**Data shown**:
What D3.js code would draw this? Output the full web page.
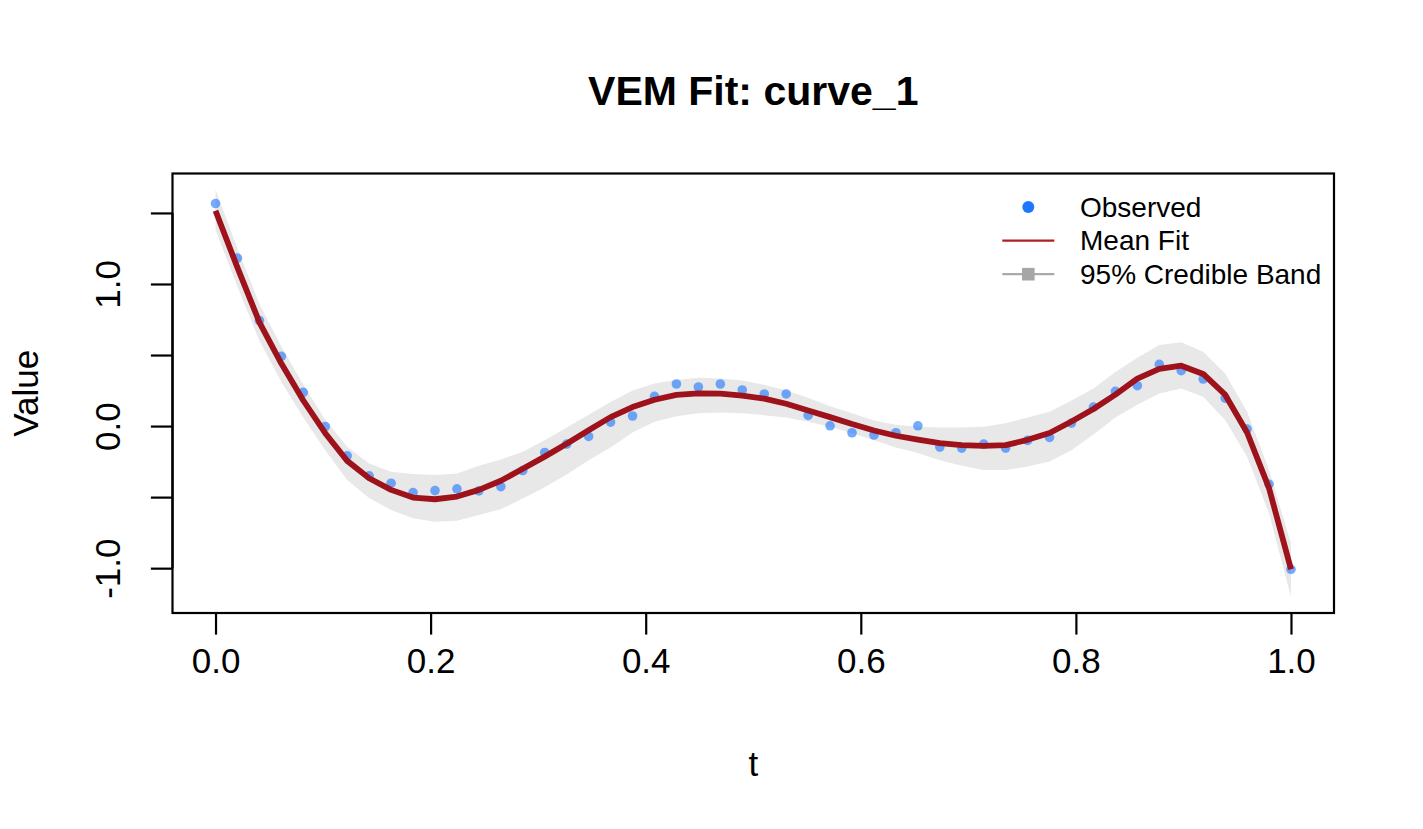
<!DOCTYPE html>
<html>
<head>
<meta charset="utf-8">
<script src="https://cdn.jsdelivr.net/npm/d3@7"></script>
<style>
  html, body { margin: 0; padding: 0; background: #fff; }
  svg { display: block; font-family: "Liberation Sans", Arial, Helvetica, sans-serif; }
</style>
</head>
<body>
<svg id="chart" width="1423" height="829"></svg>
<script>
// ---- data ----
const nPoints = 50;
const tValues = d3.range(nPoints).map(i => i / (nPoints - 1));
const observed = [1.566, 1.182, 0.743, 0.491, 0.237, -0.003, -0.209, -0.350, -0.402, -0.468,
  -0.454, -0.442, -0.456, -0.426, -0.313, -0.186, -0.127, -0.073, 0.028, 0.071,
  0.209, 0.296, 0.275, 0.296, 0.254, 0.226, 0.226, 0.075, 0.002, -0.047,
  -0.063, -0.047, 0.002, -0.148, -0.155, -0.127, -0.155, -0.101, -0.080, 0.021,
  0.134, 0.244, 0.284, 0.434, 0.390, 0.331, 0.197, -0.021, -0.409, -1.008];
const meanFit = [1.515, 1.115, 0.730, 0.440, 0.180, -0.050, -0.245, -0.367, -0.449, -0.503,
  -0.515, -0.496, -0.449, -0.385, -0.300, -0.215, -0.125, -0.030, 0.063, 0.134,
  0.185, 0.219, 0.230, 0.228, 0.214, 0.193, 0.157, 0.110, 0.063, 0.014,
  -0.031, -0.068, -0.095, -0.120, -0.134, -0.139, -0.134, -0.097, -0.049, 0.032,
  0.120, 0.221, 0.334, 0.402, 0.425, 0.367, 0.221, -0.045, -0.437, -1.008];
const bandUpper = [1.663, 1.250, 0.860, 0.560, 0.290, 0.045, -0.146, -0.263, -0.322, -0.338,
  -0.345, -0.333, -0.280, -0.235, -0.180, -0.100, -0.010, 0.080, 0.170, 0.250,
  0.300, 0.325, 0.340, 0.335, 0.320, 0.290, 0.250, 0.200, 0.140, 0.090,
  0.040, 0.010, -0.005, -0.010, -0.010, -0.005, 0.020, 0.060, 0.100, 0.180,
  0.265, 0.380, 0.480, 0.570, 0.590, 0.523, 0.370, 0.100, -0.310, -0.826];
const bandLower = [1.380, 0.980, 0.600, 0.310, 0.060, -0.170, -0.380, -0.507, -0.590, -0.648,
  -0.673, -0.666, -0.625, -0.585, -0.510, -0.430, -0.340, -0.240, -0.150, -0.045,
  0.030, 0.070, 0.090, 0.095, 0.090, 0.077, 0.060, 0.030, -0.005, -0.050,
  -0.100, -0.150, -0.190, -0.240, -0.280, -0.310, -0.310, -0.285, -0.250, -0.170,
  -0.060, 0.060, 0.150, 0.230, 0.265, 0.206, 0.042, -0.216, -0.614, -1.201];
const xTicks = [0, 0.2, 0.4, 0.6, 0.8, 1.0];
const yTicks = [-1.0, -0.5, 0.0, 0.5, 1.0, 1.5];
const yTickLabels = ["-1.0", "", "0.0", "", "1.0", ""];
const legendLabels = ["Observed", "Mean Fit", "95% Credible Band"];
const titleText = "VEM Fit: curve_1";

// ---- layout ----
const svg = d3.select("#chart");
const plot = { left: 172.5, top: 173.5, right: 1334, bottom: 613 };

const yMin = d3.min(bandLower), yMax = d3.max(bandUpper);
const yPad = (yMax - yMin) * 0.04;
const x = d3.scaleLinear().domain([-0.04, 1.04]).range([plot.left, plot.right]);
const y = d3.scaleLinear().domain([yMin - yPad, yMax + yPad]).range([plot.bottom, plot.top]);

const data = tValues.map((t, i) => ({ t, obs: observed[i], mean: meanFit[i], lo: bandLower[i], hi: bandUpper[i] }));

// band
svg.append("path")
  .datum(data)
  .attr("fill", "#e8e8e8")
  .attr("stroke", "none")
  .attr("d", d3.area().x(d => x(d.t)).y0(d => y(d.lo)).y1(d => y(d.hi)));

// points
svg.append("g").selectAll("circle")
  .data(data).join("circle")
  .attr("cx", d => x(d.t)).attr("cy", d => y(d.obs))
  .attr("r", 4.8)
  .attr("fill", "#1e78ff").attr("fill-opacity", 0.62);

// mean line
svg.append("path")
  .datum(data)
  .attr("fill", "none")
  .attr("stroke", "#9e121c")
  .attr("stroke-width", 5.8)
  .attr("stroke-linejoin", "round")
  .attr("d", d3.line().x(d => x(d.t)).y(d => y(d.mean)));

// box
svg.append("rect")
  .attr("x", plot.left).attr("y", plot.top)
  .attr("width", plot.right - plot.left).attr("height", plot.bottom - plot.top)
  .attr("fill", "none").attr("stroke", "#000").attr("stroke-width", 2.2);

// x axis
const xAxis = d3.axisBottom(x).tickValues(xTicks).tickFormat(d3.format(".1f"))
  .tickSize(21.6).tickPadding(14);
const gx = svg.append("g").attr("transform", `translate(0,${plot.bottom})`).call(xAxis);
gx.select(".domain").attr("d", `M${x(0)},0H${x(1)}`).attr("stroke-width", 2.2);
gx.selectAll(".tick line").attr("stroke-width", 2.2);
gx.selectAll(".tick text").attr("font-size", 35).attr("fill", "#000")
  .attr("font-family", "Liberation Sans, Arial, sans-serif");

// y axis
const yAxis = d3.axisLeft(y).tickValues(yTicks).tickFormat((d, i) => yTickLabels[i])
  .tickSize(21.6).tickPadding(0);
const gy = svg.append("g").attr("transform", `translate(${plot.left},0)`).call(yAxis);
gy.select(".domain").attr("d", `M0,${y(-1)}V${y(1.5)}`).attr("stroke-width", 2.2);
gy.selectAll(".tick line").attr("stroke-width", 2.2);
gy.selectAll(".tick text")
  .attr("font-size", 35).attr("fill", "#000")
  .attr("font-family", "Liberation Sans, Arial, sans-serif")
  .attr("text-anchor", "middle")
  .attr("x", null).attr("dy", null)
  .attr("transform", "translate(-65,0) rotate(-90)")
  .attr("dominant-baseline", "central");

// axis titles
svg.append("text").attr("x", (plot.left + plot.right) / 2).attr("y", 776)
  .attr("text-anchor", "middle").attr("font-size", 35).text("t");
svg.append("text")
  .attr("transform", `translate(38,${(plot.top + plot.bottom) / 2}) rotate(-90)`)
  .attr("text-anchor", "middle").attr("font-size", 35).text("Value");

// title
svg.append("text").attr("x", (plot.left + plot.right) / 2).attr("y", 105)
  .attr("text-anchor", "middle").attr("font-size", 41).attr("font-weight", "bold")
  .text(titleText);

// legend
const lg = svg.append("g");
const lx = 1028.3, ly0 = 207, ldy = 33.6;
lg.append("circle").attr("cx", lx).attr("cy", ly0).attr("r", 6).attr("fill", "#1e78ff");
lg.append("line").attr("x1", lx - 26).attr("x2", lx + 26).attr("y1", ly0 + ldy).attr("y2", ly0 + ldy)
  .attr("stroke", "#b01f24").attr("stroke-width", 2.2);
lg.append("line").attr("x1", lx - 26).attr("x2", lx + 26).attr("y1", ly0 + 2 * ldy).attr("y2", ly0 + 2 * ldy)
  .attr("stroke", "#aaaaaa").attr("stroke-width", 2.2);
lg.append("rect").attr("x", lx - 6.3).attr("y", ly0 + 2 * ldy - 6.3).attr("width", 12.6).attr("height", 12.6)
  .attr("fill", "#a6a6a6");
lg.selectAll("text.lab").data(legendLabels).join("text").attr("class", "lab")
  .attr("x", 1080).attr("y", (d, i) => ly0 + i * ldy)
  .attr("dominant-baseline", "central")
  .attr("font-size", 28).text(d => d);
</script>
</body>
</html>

**Exercise details**: Write out the listing above again, exactly, but with no pictures in the copy.

**Solution**:
What D3.js code would draw this? Output the full web page.
<!DOCTYPE html>
<html>
<head>
<meta charset="utf-8">
<script src="https://cdn.jsdelivr.net/npm/d3@7"></script>
<style>
  html, body { margin: 0; padding: 0; background: #fff; }
  svg { display: block; font-family: "Liberation Sans", Arial, Helvetica, sans-serif; }
</style>
</head>
<body>
<svg id="chart" width="1423" height="829"></svg>
<script>
// ---- data ----
const nPoints = 50;
const tValues = d3.range(nPoints).map(i => i / (nPoints - 1));
const observed = [1.566, 1.182, 0.743, 0.491, 0.237, -0.003, -0.209, -0.350, -0.402, -0.468,
  -0.454, -0.442, -0.456, -0.426, -0.313, -0.186, -0.127, -0.073, 0.028, 0.071,
  0.209, 0.296, 0.275, 0.296, 0.254, 0.226, 0.226, 0.075, 0.002, -0.047,
  -0.063, -0.047, 0.002, -0.148, -0.155, -0.127, -0.155, -0.101, -0.080, 0.021,
  0.134, 0.244, 0.284, 0.434, 0.390, 0.331, 0.197, -0.021, -0.409, -1.008];
const meanFit = [1.515, 1.115, 0.730, 0.440, 0.180, -0.050, -0.245, -0.367, -0.449, -0.503,
  -0.515, -0.496, -0.449, -0.385, -0.300, -0.215, -0.125, -0.030, 0.063, 0.134,
  0.185, 0.219, 0.230, 0.228, 0.214, 0.193, 0.157, 0.110, 0.063, 0.014,
  -0.031, -0.068, -0.095, -0.120, -0.134, -0.139, -0.134, -0.097, -0.049, 0.032,
  0.120, 0.221, 0.334, 0.402, 0.425, 0.367, 0.221, -0.045, -0.437, -1.008];
const bandUpper = [1.663, 1.250, 0.860, 0.560, 0.290, 0.045, -0.146, -0.263, -0.322, -0.338,
  -0.345, -0.333, -0.280, -0.235, -0.180, -0.100, -0.010, 0.080, 0.170, 0.250,
  0.300, 0.325, 0.340, 0.335, 0.320, 0.290, 0.250, 0.200, 0.140, 0.090,
  0.040, 0.010, -0.005, -0.010, -0.010, -0.005, 0.020, 0.060, 0.100, 0.180,
  0.265, 0.380, 0.480, 0.570, 0.590, 0.523, 0.370, 0.100, -0.310, -0.826];
const bandLower = [1.380, 0.980, 0.600, 0.310, 0.060, -0.170, -0.380, -0.507, -0.590, -0.648,
  -0.673, -0.666, -0.625, -0.585, -0.510, -0.430, -0.340, -0.240, -0.150, -0.045,
  0.030, 0.070, 0.090, 0.095, 0.090, 0.077, 0.060, 0.030, -0.005, -0.050,
  -0.100, -0.150, -0.190, -0.240, -0.280, -0.310, -0.310, -0.285, -0.250, -0.170,
  -0.060, 0.060, 0.150, 0.230, 0.265, 0.206, 0.042, -0.216, -0.614, -1.201];
const xTicks = [0, 0.2, 0.4, 0.6, 0.8, 1.0];
const yTicks = [-1.0, -0.5, 0.0, 0.5, 1.0, 1.5];
const yTickLabels = ["-1.0", "", "0.0", "", "1.0", ""];
const legendLabels = ["Observed", "Mean Fit", "95% Credible Band"];
const titleText = "VEM Fit: curve_1";

// ---- layout ----
const svg = d3.select("#chart");
const plot = { left: 172.5, top: 173.5, right: 1334, bottom: 613 };

const yMin = d3.min(bandLower), yMax = d3.max(bandUpper);
const yPad = (yMax - yMin) * 0.04;
const x = d3.scaleLinear().domain([-0.04, 1.04]).range([plot.left, plot.right]);
const y = d3.scaleLinear().domain([yMin - yPad, yMax + yPad]).range([plot.bottom, plot.top]);

const data = tValues.map((t, i) => ({ t, obs: observed[i], mean: meanFit[i], lo: bandLower[i], hi: bandUpper[i] }));

// band
svg.append("path")
  .datum(data)
  .attr("fill", "#e8e8e8")
  .attr("stroke", "none")
  .attr("d", d3.area().x(d => x(d.t)).y0(d => y(d.lo)).y1(d => y(d.hi)));

// points
svg.append("g").selectAll("circle")
  .data(data).join("circle")
  .attr("cx", d => x(d.t)).attr("cy", d => y(d.obs))
  .attr("r", 4.8)
  .attr("fill", "#1e78ff").attr("fill-opacity", 0.62);

// mean line
svg.append("path")
  .datum(data)
  .attr("fill", "none")
  .attr("stroke", "#9e121c")
  .attr("stroke-width", 5.8)
  .attr("stroke-linejoin", "round")
  .attr("d", d3.line().x(d => x(d.t)).y(d => y(d.mean)));

// box
svg.append("rect")
  .attr("x", plot.left).attr("y", plot.top)
  .attr("width", plot.right - plot.left).attr("height", plot.bottom - plot.top)
  .attr("fill", "none").attr("stroke", "#000").attr("stroke-width", 2.2);

// x axis
const xAxis = d3.axisBottom(x).tickValues(xTicks).tickFormat(d3.format(".1f"))
  .tickSize(21.6).tickPadding(14);
const gx = svg.append("g").attr("transform", `translate(0,${plot.bottom})`).call(xAxis);
gx.select(".domain").attr("d", `M${x(0)},0H${x(1)}`).attr("stroke-width", 2.2);
gx.selectAll(".tick line").attr("stroke-width", 2.2);
gx.selectAll(".tick text").attr("font-size", 35).attr("fill", "#000")
  .attr("font-family", "Liberation Sans, Arial, sans-serif");

// y axis
const yAxis = d3.axisLeft(y).tickValues(yTicks).tickFormat((d, i) => yTickLabels[i])
  .tickSize(21.6).tickPadding(0);
const gy = svg.append("g").attr("transform", `translate(${plot.left},0)`).call(yAxis);
gy.select(".domain").attr("d", `M0,${y(-1)}V${y(1.5)}`).attr("stroke-width", 2.2);
gy.selectAll(".tick line").attr("stroke-width", 2.2);
gy.selectAll(".tick text")
  .attr("font-size", 35).attr("fill", "#000")
  .attr("font-family", "Liberation Sans, Arial, sans-serif")
  .attr("text-anchor", "middle")
  .attr("x", null).attr("dy", null)
  .attr("transform", "translate(-65,0) rotate(-90)")
  .attr("dominant-baseline", "central");

// axis titles
svg.append("text").attr("x", (plot.left + plot.right) / 2).attr("y", 776)
  .attr("text-anchor", "middle").attr("font-size", 35).text("t");
svg.append("text")
  .attr("transform", `translate(38,${(plot.top + plot.bottom) / 2}) rotate(-90)`)
  .attr("text-anchor", "middle").attr("font-size", 35).text("Value");

// title
svg.append("text").attr("x", (plot.left + plot.right) / 2).attr("y", 105)
  .attr("text-anchor", "middle").attr("font-size", 41).attr("font-weight", "bold")
  .text(titleText);

// legend
const lg = svg.append("g");
const lx = 1028.3, ly0 = 207, ldy = 33.6;
lg.append("circle").attr("cx", lx).attr("cy", ly0).attr("r", 6).attr("fill", "#1e78ff");
lg.append("line").attr("x1", lx - 26).attr("x2", lx + 26).attr("y1", ly0 + ldy).attr("y2", ly0 + ldy)
  .attr("stroke", "#b01f24").attr("stroke-width", 2.2);
lg.append("line").attr("x1", lx - 26).attr("x2", lx + 26).attr("y1", ly0 + 2 * ldy).attr("y2", ly0 + 2 * ldy)
  .attr("stroke", "#aaaaaa").attr("stroke-width", 2.2);
lg.append("rect").attr("x", lx - 6.3).attr("y", ly0 + 2 * ldy - 6.3).attr("width", 12.6).attr("height", 12.6)
  .attr("fill", "#a6a6a6");
lg.selectAll("text.lab").data(legendLabels).join("text").attr("class", "lab")
  .attr("x", 1080).attr("y", (d, i) => ly0 + i * ldy)
  .attr("dominant-baseline", "central")
  .attr("font-size", 28).text(d => d);
</script>
</body>
</html>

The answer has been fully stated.